[start]

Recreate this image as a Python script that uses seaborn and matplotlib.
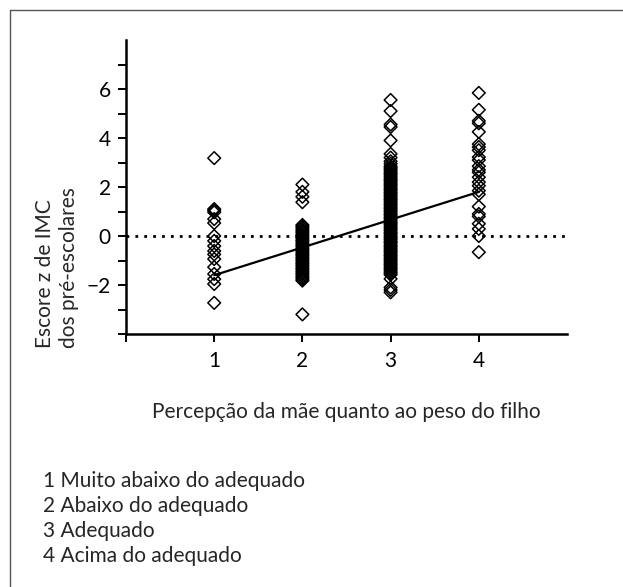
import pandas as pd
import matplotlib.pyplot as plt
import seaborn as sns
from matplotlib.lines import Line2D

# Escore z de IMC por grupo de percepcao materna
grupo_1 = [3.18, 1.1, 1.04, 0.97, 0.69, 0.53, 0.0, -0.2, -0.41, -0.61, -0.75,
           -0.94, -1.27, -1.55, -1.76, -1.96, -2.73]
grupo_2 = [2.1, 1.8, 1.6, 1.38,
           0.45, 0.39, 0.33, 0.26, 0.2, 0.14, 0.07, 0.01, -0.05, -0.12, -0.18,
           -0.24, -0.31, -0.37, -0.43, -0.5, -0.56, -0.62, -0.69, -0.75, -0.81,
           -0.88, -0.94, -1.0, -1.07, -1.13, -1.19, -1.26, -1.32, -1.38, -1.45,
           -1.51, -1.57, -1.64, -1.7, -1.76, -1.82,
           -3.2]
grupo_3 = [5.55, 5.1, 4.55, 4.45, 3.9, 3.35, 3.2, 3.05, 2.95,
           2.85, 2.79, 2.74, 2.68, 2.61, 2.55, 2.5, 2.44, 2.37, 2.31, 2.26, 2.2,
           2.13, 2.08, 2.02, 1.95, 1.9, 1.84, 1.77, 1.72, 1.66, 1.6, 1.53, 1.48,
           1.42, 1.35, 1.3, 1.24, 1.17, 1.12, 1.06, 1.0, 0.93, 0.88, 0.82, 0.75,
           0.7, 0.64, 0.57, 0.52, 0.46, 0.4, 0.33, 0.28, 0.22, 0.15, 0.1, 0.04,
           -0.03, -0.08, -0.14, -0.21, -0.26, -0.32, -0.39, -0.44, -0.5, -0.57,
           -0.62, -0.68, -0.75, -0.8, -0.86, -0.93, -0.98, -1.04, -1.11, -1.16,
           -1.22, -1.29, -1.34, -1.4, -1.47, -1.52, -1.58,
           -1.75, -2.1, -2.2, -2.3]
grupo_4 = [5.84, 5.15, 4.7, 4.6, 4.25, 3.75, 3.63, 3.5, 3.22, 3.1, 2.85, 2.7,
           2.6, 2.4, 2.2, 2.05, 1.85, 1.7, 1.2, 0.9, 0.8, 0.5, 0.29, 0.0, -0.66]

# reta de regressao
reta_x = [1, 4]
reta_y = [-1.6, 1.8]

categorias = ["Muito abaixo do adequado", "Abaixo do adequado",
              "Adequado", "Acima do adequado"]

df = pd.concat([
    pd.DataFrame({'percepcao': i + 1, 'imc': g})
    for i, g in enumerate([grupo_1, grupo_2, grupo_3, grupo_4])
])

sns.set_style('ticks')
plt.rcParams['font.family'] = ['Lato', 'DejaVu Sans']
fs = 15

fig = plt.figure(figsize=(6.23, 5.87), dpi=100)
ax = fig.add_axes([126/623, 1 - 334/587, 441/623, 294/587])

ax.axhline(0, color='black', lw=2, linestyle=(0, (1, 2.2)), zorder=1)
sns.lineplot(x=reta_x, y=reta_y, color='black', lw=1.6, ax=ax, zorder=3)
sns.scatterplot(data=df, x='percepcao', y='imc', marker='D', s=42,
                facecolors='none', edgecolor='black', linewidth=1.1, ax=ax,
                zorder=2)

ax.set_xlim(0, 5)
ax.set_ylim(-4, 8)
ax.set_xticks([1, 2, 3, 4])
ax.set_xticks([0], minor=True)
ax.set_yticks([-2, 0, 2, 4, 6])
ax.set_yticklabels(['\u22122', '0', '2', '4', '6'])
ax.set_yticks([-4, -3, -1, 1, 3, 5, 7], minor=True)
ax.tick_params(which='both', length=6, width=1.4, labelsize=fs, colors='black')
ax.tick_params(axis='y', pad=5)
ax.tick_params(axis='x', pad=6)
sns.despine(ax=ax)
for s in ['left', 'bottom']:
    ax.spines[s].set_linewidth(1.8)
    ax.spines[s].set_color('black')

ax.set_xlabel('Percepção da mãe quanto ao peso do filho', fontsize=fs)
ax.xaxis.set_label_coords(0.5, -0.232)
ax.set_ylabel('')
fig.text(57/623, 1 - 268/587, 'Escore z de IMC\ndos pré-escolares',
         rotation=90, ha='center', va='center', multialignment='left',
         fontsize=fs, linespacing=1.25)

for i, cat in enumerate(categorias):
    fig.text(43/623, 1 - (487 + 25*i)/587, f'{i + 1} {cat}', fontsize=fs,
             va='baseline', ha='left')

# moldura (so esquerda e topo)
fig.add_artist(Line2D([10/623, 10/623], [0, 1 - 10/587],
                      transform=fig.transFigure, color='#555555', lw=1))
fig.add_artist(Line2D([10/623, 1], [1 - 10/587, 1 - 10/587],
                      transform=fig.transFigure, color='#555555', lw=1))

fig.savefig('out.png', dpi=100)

[end]

→ **WHAT IS REQUIRED**
Emit the lines of the material exactly, from its first line to the line containing "from matplotlib.lines import Line2D", inclusive; leave every picture out.

→ **EXPECTED OUTPUT**
Recreate this image as a Python script that uses seaborn and matplotlib.
import pandas as pd
import matplotlib.pyplot as plt
import seaborn as sns
from matplotlib.lines import Line2D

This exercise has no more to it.